Everyone is agreed that compost is good for your vegetable garden. Where people differ is in:
1. What they consider good raw materials for making compost.
2. How much compost you need to add per square metre of vegetable garden.
3. Whether it should be applied as a surface mulch or added at a deeper level.
As I use the no-dig method, I apply all my compost as a surface mulch.
With my 50sqm of growing space, my requirements are:
a. 5 cubic metres if I wish to apply a uniform 10cm covering to all beds;
b. 2 cubic metres if I wish to apply a uniform 4cm covering to all beds;
c. 55 pails, if I wish to apply 1 pail per square yard as was suggested in a 1940s publication of a prize winning gardener (of course, it might be helpful to define the volume of a pail, as no doubt different suppliers sell them in different sizes).
On a more pragmatic level, there is the issue of how much compost you can actually generate, rather than how much you would like to apply.
I have two ancient wire cages, which can realistically each be filled to contain about 0.5 cubic metres.
I also have four 0.22 cubic metre ‘daleks’, which can be used to finish compost in an environment protected from rain.
Given the fact that waste materials reduce in volume considerably, you need considerably more starting material than your final target volume of compost.
My approach is as follows:
1. I build a dedicated horse manure pile aimed at producing 0.2-0.4 cubic metres of compost to be applied in late November to the bed growing potatoes the following year.
2. I fill two wire cages in late March/early April when the first cut of grass produces a lot of green waste. I secure cardboard waste from garden centres and straw-based manure to act as brown waste. There is usually also some residue from previous piles which can act as a filler. I apply a few handfuls of volcanic rock dust as I build the layers.
These piles are usually ready to be combined at the summer solstice, at which point they are used as additives to the daleks each time sufficient kitchen waste is present in those bins. During April, May and June, grass cuttings can be left to dry to become brown waste to add to daleks along with comfrey leaves, which accelerate composting beautifully.

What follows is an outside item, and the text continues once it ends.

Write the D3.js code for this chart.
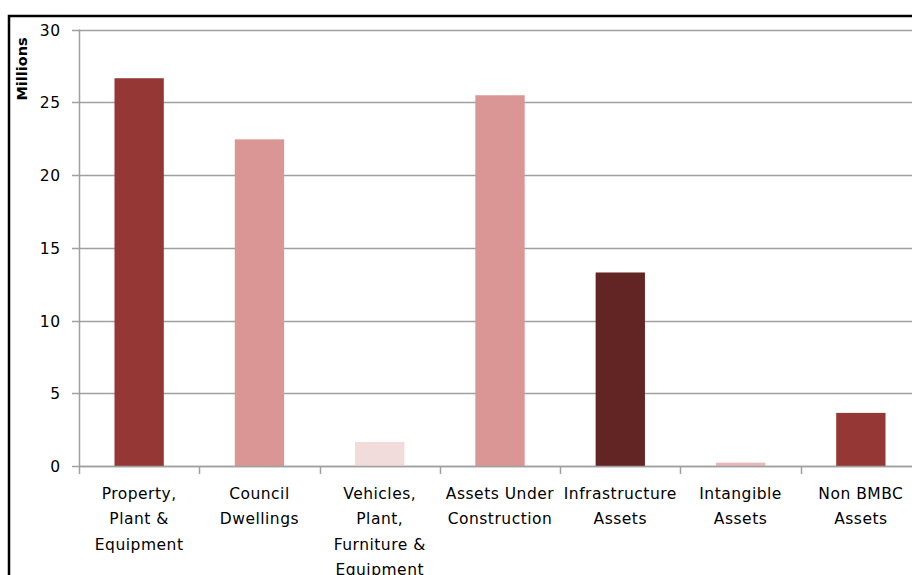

As a result, careful management of the bins allows two rounds of composting a year in each dalek, which means around 1 cubic metre of high quality compost is generated from the daleks. I use this to treat the other 3 beds used in the four year rotation, although reality means that it is not all applied in November, rather when it becomes available/when new crops are being transplanted.
A third pile is built in a wire cage around the solstice and a fourth around the end of September. These also serve as ‘fuel’ for the daleks as well as lower grade compost for some of the boundary beds which are cultivated less intensively.
As I grow tomatoes in pots, I also end up with around 0.5 cubic metres of spent tomato compost, which is used where appropriate as compost.
In a perfect world, I would apply 5-7cm of compost uniformly across all beds. In the real world, I apply 4-5cm to my best growing areas and whatever else remains to the rest.
One thing is certain, if you compost all your garden materials rather than giving it each week to the council, you will be surprised how much compost you make yourself.